• _Task requirements_
Retype the lines beneath this one, from the first through the line containing "import seaborn as sns". Pictures are left out.

• _Given information_
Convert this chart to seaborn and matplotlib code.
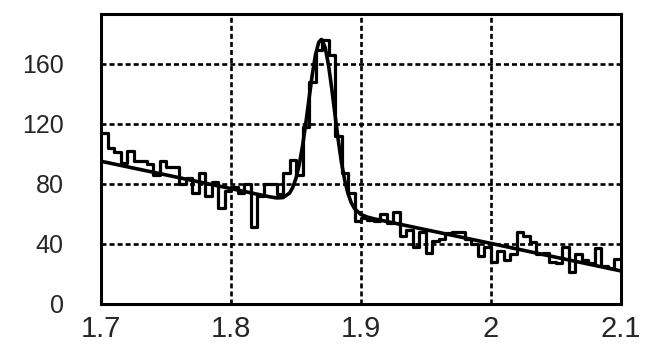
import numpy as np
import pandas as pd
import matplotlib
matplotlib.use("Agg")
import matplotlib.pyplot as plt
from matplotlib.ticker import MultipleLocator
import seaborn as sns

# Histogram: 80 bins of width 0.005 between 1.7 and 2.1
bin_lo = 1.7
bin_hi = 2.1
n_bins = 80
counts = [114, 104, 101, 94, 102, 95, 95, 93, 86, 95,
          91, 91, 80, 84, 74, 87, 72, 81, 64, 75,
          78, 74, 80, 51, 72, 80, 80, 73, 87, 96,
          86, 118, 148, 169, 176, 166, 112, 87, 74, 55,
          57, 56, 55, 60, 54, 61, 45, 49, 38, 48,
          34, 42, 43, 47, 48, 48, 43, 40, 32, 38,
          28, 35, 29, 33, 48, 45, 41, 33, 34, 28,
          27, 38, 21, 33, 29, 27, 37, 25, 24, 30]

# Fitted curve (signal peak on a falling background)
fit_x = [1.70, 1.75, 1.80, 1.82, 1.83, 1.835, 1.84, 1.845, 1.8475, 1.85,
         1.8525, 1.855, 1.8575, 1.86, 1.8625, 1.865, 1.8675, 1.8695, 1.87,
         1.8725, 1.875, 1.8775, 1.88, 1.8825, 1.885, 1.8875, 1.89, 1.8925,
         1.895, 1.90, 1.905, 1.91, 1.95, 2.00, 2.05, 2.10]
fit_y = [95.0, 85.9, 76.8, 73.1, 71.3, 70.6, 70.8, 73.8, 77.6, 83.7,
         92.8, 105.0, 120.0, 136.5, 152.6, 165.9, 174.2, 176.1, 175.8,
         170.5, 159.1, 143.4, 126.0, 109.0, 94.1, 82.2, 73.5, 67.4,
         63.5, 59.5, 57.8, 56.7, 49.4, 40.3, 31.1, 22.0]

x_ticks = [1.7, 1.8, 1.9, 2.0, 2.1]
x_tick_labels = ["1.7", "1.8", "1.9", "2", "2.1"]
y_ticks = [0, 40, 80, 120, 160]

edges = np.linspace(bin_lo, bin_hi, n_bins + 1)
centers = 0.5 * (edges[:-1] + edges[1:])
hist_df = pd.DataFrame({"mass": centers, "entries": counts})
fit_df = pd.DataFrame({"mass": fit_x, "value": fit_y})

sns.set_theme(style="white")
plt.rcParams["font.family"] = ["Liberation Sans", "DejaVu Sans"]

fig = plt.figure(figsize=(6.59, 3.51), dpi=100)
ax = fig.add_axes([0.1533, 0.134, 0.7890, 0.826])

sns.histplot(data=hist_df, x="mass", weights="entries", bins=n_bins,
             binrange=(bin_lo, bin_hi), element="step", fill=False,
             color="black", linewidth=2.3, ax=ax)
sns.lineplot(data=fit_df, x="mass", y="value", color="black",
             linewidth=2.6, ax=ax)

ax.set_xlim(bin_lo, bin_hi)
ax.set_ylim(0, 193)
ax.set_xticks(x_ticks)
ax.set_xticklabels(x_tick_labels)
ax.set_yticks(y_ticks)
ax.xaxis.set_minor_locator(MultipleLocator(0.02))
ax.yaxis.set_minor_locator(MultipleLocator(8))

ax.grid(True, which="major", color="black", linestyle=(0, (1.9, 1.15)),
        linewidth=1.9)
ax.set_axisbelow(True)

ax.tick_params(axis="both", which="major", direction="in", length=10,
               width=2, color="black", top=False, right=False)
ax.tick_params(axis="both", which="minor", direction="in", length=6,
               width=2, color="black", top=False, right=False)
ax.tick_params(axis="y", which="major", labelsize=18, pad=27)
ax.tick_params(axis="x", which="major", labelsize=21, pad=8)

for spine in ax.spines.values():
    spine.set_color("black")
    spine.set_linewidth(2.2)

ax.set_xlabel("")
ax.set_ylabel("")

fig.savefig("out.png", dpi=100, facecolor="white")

• _Task solution_
Convert this chart to seaborn and matplotlib code.
import numpy as np
import pandas as pd
import matplotlib
matplotlib.use("Agg")
import matplotlib.pyplot as plt
from matplotlib.ticker import MultipleLocator
import seaborn as sns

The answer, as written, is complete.